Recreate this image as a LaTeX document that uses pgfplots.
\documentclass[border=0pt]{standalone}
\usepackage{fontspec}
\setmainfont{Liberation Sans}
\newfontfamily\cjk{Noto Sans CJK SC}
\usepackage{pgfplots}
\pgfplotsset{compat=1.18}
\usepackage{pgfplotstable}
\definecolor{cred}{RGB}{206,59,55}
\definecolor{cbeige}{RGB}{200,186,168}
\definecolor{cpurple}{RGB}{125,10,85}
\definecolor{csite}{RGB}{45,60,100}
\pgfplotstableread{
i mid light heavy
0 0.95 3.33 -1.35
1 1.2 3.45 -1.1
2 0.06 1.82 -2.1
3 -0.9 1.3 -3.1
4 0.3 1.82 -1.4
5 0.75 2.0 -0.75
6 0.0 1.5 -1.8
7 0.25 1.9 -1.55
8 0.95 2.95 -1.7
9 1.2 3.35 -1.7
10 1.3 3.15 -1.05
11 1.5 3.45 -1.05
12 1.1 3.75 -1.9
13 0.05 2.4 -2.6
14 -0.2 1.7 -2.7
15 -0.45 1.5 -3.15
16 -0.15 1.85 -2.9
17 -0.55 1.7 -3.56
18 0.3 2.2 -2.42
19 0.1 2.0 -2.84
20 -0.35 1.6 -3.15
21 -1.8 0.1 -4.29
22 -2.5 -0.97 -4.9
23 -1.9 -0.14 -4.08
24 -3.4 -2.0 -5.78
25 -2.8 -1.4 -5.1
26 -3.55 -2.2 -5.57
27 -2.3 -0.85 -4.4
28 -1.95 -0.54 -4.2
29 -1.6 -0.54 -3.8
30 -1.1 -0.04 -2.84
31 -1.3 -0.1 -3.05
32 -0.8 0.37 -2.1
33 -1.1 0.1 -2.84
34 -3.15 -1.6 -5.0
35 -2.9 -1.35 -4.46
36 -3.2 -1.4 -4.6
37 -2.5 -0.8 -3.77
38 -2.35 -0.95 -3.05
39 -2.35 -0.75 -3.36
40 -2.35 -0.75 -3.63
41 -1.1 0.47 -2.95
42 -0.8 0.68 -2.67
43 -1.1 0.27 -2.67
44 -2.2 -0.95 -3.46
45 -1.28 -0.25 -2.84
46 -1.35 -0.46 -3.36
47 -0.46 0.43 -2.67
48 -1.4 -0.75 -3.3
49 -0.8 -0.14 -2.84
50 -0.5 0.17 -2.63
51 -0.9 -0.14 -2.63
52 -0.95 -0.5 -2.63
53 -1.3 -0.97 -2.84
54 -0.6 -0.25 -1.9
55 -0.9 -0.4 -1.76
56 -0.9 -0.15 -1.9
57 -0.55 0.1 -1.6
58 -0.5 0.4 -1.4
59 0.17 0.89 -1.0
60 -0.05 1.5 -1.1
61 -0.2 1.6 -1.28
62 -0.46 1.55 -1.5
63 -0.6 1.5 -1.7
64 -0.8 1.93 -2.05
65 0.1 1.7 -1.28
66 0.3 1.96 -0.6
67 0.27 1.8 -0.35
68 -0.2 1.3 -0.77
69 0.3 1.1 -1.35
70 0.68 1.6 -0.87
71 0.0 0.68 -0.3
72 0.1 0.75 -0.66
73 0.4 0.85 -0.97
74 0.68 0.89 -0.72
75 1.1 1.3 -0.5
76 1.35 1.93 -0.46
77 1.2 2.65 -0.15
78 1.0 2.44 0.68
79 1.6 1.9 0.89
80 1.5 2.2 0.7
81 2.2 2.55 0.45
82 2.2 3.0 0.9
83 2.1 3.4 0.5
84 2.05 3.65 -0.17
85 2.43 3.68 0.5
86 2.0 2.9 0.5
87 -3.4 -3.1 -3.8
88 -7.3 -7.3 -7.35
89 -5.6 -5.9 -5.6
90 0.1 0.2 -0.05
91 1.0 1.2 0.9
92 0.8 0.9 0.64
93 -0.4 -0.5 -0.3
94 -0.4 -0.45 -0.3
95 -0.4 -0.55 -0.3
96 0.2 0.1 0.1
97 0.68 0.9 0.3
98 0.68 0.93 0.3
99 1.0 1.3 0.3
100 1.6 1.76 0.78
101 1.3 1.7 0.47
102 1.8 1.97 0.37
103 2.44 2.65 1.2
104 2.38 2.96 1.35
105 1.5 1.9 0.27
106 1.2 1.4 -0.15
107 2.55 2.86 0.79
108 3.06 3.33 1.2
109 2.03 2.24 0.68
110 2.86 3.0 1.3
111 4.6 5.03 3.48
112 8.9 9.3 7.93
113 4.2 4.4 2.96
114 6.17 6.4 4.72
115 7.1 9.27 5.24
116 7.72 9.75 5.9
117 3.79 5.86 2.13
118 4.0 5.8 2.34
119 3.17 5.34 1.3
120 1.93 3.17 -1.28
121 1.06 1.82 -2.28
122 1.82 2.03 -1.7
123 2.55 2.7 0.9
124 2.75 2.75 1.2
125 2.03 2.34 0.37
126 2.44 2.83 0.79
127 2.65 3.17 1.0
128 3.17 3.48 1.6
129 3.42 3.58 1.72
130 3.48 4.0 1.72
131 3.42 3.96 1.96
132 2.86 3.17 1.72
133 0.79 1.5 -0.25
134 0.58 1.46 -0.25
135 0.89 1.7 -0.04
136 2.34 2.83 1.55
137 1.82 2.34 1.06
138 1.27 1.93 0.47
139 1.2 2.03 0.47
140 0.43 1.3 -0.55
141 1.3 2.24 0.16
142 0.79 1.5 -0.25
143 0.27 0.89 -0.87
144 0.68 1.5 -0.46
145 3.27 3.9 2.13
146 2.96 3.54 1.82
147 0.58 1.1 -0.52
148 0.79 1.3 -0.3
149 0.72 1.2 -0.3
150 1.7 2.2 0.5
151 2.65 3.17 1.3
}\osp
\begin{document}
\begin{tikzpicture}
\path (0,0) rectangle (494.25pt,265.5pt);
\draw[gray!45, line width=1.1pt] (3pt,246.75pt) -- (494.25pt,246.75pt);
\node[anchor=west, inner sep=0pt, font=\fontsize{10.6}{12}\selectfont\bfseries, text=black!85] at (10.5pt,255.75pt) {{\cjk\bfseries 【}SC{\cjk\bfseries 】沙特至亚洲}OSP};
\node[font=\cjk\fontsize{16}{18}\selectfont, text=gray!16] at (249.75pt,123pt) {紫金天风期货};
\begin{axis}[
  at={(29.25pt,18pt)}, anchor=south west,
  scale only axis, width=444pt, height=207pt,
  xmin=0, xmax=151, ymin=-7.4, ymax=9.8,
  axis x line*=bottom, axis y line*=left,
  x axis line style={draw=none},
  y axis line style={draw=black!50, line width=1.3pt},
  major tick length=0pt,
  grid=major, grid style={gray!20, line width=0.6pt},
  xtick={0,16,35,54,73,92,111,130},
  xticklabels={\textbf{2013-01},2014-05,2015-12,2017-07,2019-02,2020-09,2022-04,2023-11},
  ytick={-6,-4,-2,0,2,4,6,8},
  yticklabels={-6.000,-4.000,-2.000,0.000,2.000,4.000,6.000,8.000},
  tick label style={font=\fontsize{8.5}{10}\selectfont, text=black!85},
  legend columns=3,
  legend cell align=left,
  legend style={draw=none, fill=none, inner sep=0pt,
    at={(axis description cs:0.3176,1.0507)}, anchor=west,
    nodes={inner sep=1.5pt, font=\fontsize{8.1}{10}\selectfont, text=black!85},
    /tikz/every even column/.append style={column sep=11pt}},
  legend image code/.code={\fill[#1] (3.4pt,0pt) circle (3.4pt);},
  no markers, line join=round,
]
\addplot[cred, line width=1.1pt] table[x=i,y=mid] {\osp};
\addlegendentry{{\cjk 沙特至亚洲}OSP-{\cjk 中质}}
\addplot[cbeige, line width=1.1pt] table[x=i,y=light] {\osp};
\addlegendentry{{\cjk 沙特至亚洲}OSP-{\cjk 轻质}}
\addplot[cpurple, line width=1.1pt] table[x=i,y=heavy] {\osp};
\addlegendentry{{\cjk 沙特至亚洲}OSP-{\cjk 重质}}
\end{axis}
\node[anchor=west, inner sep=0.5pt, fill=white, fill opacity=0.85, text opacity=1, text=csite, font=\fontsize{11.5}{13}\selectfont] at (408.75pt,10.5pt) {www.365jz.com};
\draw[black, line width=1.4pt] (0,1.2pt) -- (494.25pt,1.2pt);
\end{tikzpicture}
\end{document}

-------

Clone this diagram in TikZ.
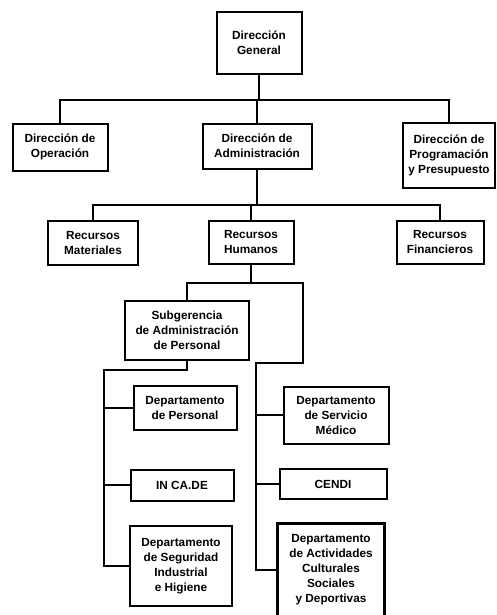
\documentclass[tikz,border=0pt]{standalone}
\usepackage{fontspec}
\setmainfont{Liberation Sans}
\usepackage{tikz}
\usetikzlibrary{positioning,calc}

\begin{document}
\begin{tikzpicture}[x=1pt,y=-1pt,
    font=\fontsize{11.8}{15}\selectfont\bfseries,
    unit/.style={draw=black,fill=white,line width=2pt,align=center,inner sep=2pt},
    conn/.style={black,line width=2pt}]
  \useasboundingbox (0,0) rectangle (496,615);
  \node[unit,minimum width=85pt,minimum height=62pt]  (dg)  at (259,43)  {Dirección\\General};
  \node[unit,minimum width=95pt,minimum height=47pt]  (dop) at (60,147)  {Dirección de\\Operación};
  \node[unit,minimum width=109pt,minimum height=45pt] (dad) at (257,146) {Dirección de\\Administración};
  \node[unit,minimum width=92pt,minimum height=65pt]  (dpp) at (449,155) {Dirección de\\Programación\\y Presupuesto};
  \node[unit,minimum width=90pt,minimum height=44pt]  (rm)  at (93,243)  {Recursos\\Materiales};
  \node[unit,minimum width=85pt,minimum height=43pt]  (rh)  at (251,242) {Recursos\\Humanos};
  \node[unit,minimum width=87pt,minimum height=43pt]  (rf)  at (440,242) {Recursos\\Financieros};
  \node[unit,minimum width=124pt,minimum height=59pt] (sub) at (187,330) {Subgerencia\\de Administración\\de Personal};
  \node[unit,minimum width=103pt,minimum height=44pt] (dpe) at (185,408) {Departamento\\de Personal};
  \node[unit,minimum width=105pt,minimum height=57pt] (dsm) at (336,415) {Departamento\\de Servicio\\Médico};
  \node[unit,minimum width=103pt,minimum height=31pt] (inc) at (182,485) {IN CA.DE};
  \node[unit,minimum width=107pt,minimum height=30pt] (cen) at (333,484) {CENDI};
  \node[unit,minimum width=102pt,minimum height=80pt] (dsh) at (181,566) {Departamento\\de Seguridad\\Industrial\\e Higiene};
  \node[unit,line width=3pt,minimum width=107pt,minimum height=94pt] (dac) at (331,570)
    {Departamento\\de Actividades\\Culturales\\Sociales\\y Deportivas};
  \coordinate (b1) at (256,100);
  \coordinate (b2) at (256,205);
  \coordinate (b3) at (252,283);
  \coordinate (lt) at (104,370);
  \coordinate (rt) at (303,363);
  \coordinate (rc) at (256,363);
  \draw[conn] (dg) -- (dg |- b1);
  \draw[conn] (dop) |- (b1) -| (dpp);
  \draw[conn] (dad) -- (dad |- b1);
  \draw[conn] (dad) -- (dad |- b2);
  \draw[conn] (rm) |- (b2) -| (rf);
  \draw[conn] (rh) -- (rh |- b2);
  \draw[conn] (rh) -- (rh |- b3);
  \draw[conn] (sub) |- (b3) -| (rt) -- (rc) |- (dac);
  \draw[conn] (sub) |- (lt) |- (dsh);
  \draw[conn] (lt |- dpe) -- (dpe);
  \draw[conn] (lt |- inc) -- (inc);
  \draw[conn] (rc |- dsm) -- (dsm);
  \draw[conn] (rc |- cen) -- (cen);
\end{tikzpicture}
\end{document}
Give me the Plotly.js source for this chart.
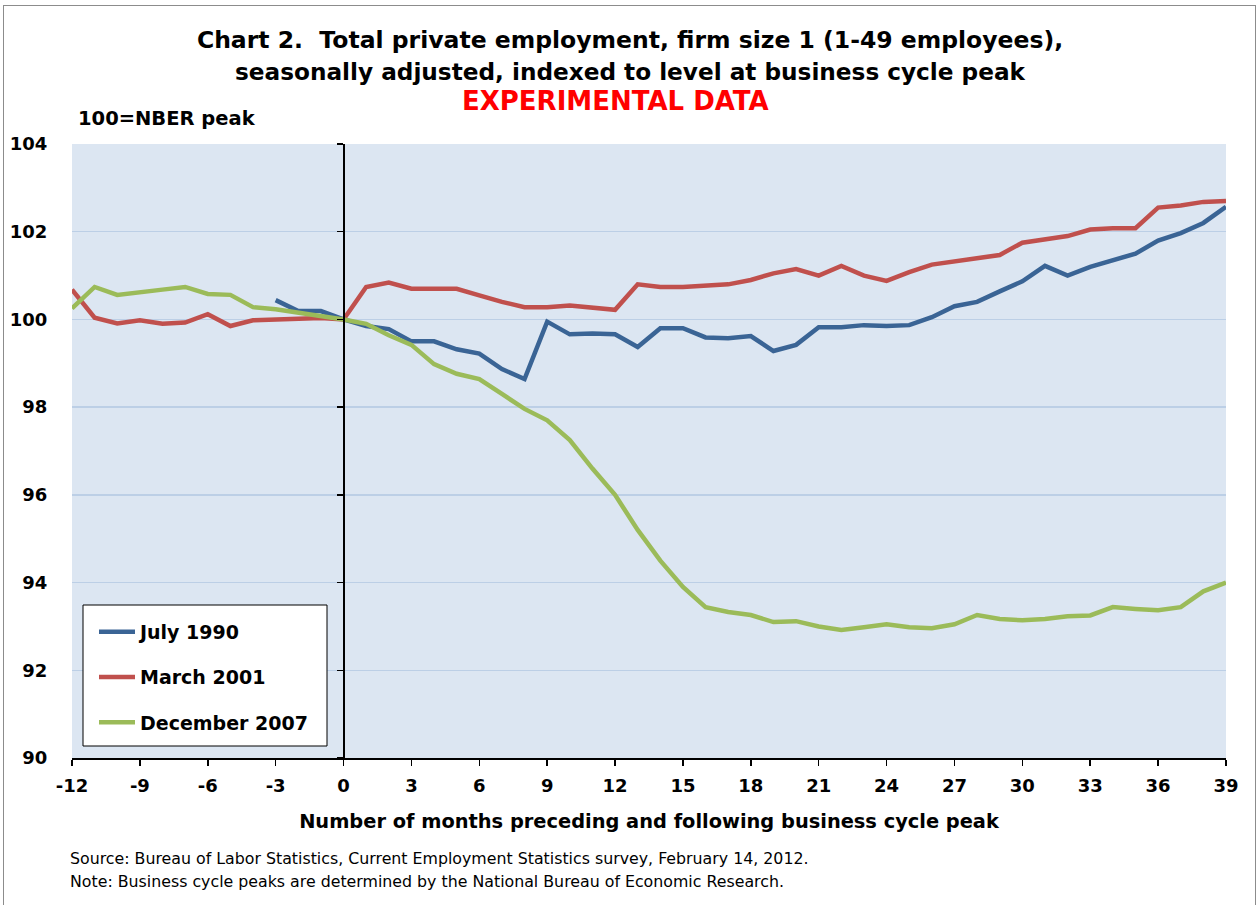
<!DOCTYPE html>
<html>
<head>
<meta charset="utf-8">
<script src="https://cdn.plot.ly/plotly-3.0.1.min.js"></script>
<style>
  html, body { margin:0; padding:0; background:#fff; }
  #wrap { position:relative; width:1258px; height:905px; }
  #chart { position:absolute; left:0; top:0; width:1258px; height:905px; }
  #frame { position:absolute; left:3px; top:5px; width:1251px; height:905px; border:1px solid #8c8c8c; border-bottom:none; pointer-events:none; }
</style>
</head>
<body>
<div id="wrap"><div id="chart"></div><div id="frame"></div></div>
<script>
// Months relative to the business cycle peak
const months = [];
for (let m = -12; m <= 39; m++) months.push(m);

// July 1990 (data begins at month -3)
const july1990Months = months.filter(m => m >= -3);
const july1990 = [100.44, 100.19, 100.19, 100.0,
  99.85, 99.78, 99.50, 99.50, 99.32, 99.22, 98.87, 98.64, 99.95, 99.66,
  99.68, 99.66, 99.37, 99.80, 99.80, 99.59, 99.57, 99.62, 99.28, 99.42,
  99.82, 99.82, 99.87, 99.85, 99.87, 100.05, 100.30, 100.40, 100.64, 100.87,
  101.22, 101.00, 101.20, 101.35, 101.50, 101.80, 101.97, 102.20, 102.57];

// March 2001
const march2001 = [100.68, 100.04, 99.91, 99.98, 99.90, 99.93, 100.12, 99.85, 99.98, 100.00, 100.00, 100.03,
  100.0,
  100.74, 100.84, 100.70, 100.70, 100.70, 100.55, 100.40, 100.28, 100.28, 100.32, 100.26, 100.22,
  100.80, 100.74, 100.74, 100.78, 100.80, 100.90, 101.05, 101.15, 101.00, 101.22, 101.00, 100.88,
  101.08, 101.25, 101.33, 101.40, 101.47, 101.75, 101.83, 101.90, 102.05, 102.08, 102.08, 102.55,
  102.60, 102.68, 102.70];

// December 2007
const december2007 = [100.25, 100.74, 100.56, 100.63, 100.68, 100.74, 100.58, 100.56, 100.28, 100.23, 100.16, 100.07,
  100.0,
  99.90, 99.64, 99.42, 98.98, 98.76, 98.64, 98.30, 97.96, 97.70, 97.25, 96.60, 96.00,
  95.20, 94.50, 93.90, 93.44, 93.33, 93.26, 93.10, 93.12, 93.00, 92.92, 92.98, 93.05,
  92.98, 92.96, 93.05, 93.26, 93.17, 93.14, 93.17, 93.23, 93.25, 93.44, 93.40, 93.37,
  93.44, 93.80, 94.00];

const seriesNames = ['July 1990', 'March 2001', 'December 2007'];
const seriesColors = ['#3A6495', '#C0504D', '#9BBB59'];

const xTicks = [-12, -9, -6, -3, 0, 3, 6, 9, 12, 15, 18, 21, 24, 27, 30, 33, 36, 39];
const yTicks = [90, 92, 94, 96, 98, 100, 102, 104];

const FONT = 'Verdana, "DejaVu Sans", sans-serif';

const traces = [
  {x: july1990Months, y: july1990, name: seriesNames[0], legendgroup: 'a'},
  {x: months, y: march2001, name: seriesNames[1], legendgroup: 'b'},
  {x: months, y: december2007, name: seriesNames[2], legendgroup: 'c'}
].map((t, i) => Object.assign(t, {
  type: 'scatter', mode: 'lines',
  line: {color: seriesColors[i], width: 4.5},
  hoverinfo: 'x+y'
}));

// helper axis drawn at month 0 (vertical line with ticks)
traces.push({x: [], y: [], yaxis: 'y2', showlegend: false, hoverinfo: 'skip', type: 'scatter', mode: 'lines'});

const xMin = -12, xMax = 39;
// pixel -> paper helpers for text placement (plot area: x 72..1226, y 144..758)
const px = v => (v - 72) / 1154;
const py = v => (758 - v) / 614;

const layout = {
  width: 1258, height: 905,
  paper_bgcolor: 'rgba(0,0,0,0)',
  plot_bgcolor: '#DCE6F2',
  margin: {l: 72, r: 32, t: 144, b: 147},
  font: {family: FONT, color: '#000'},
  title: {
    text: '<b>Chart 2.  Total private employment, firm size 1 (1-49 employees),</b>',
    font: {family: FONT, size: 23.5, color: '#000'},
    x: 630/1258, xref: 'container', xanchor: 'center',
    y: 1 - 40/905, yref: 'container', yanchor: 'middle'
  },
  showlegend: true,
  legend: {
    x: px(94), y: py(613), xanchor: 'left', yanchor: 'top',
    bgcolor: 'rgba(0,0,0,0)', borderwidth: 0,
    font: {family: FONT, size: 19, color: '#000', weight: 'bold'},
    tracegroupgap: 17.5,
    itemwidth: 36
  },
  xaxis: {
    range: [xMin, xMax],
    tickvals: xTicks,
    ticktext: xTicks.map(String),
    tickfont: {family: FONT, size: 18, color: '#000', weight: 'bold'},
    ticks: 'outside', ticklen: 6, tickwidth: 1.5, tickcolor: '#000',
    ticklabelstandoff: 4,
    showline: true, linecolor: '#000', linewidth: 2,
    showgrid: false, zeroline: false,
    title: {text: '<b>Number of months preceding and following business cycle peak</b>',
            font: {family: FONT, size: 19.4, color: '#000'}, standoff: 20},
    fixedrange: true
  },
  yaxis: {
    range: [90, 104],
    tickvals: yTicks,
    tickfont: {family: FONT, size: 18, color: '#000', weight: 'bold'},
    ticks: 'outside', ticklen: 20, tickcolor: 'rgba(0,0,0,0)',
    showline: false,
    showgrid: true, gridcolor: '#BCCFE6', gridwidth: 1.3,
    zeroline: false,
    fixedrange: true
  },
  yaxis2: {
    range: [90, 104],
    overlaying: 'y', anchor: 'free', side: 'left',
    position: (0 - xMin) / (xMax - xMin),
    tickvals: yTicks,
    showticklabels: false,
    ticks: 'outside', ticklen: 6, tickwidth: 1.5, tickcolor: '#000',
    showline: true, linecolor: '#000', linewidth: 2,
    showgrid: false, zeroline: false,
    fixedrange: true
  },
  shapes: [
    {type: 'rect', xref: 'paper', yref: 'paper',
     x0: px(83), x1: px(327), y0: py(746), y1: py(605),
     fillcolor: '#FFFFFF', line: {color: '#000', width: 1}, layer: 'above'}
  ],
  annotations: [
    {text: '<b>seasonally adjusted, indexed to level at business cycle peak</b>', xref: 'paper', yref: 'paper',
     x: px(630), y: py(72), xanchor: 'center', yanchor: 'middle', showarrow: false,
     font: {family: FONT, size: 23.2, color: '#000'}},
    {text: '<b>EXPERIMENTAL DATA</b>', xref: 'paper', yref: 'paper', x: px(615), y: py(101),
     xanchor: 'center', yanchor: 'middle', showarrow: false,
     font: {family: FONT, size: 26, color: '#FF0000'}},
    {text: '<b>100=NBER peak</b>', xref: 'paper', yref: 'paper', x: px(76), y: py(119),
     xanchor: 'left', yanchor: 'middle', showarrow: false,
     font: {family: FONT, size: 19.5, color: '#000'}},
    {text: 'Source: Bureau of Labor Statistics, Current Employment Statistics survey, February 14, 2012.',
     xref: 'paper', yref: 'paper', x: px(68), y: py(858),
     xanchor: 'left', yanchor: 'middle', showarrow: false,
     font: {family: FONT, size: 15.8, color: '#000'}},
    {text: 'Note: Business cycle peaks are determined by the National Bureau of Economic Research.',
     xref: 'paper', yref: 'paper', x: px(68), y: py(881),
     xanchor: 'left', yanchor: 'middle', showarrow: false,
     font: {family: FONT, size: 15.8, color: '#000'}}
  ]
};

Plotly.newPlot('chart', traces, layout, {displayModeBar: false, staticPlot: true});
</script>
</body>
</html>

-------

[Short task]: Exactly reproduce the lines from the line holding "Give me the Plotly.js source for this chart." through the line holding "102.60, 102.68, 102.70];", and only those; pictures are to be left out.

[Correct answer]:
Give me the Plotly.js source for this chart.
<!DOCTYPE html>
<html>
<head>
<meta charset="utf-8">
<script src="https://cdn.plot.ly/plotly-3.0.1.min.js"></script>
<style>
  html, body { margin:0; padding:0; background:#fff; }
  #wrap { position:relative; width:1258px; height:905px; }
  #chart { position:absolute; left:0; top:0; width:1258px; height:905px; }
  #frame { position:absolute; left:3px; top:5px; width:1251px; height:905px; border:1px solid #8c8c8c; border-bottom:none; pointer-events:none; }
</style>
</head>
<body>
<div id="wrap"><div id="chart"></div><div id="frame"></div></div>
<script>
// Months relative to the business cycle peak
const months = [];
for (let m = -12; m <= 39; m++) months.push(m);

// July 1990 (data begins at month -3)
const july1990Months = months.filter(m => m >= -3);
const july1990 = [100.44, 100.19, 100.19, 100.0,
  99.85, 99.78, 99.50, 99.50, 99.32, 99.22, 98.87, 98.64, 99.95, 99.66,
  99.68, 99.66, 99.37, 99.80, 99.80, 99.59, 99.57, 99.62, 99.28, 99.42,
  99.82, 99.82, 99.87, 99.85, 99.87, 100.05, 100.30, 100.40, 100.64, 100.87,
  101.22, 101.00, 101.20, 101.35, 101.50, 101.80, 101.97, 102.20, 102.57];

// March 2001
const march2001 = [100.68, 100.04, 99.91, 99.98, 99.90, 99.93, 100.12, 99.85, 99.98, 100.00, 100.00, 100.03,
  100.0,
  100.74, 100.84, 100.70, 100.70, 100.70, 100.55, 100.40, 100.28, 100.28, 100.32, 100.26, 100.22,
  100.80, 100.74, 100.74, 100.78, 100.80, 100.90, 101.05, 101.15, 101.00, 101.22, 101.00, 100.88,
  101.08, 101.25, 101.33, 101.40, 101.47, 101.75, 101.83, 101.90, 102.05, 102.08, 102.08, 102.55,
  102.60, 102.68, 102.70];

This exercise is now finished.